- Кто же тебя поставил здесь дорогу стеречь?
- По приказу императора Павла.
- Павла?
- Тридцатый год стерегу. Ходил в город узнавать, говорят, бумага про харчи есть, а приказ затерялся. Я и стерегу.
- Так тебя и оставили стеречь?
- А что ж можно сделать? Говорю, приказ затерялся. Прошение подавал годов пять назад, ответу нет. Харчи выдают" ("Смерть Вазир-Мухтара").
Все это перечислено для того, чтобы показать павловское, хорошо скомпрометированное происхождение русской государственности, традиционное презрение к человеческому достоинству, отвращение и ненависть к свободе и страх перед ней.
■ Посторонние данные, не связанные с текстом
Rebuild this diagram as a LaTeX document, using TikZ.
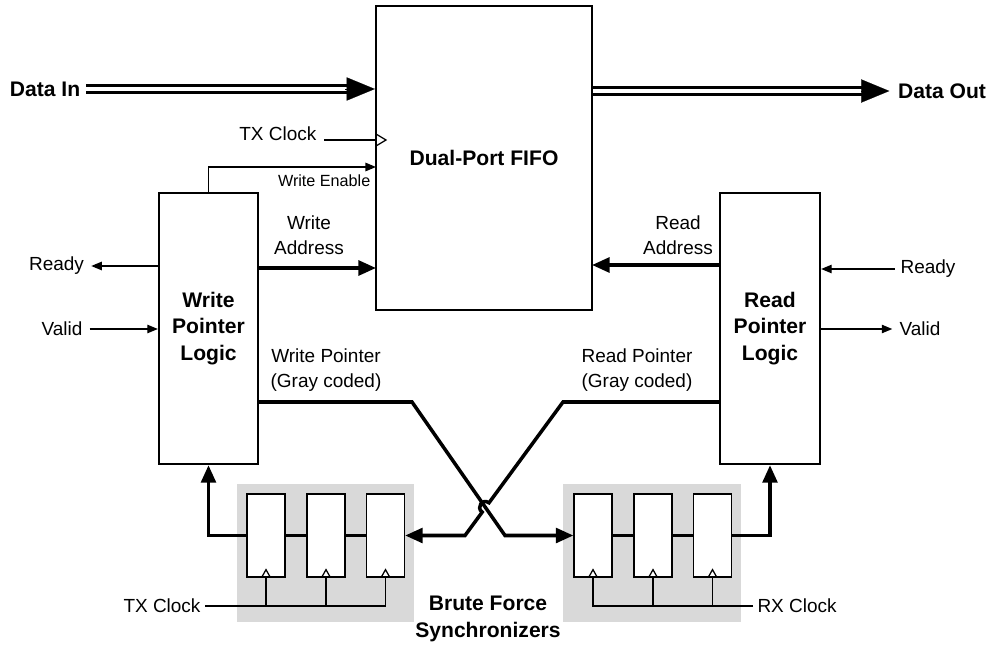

Тынянов не изолирует историю павловского времени от предшествующей истории. Связи с царствованием Екатерины подчеркнуты, а враждебность к матери мотивирована только незаконностью ее вступления на престол. Павловское пятилетие - не случайная, а наиболее характерная глава в летописях всякого самовластия, и поэтому царствование Павла не изолировано от русской и европейской истории, от прошлого и будущего. Иван IV назван в рассказе как параллель. И это важно: значит, есть в истории страны и народа нечто, что его породило. И если в прошлом был Иван IV, то в будущем может быть Павел I. С Европой Тынянов связывает Павла упоминанием о французской революции. О Франции Павлу напоминают подарки казненных Людовика XVI и Марии-Антуанетты - фонари и часы. Напоминание сделано локальной метафорой: "А над головой качался французский висельник, фонарь". Фонари Павел Петрович избегал зажигать, а часы не заводились.
Он жил в обществе, в котором нарушение закона было повседневным явлением, было нормой. Его мать стала императрицей, убив своего мужа, его отца. Мать хотела лишить его, своего сына, престола. Он соприкоснулся с такой острой формой нарушения закона, как убийство и Захват престола силой. Он думает о законности, все время представляя свою возможную участь. И хотя Тынянов говорит, что Павел "не боялся ни жены, ни старших сыновей, из которых каждый, вспомнив пример веселой бабушки и свекрови, мог его заколоть вилкою и сесть на престол", но вряд ли он действительно не боялся жены и старших сыновей: он уговаривал себя, что не боится. Он храбрился. Он жил в годы, когда революция обезглавила законного монарха, его мать незаконно захватила престол, сам же он был за многие годы единственным законным самодержцем. Законность его самодержавия Тынянов подчеркивает, и всегда так, что это кажется мнением самого Павла.
Из этого чувства законности и вырастает стремление к порядку, правильности и регламентации. И все в империи оказывается подчиненным субординации, иерархии, номеру и числу. И поэтому ошибки быть не может, и если в приказе сказано, что подпоручик существует, значит, он существует, а если сказано, что поручик мертв, значит, он мертв.
В павловское царствование впервые с такой отчетливостью было понято, что людьми, затянутыми в форму различных ведомств, выстроенными по чинам, систематически наказываемыми и методически награждаемыми, командовать гораздо легче и проще, чем расползающимися по все стороны личностями, не желающими вскакивать по свистку, думать по распоряжению, безоговорочно подчиняться приказу и склонными вступать в пререкания.
"Царствование Павла доказывает одно: что и в просвещенные времена могут родиться Калигулы. Русские защитники Самовластия в том несогласны и принимают славную шутку г-жи де Сталь за основание нашей конституции: En Russie le gouvemement est im despotisme mitige par la strangulation" (Правление в России есть самовластие, ограниченное удавкою)*.
* А. С. Пушкин. Полное собрание сочинений, т. 11, 1949, стр. 17.
Тынянов, несомненно, соглашался с пушкинским пониманием павловского царствования и в своей важнейшей теме - взаимоотношения государства и личности - часто обращался к павловской империи, потому что она была самым характерным и самым полным, самым типичным и самым трагическим периодом русской истории. Она была еще более трагична, чем подернутые пожаром и дымом кровавые годы Иоанна, потому что она была еще более бессмысленна. Она была так важна и так настораживающе многозначительна, потому что кровь, пытки и казни, растления и расстрелы, виселицы и высылки, дыба и дым сжигаемых книг всей дореволюционной истории обрели в ней источник, корень, опору и прецедент.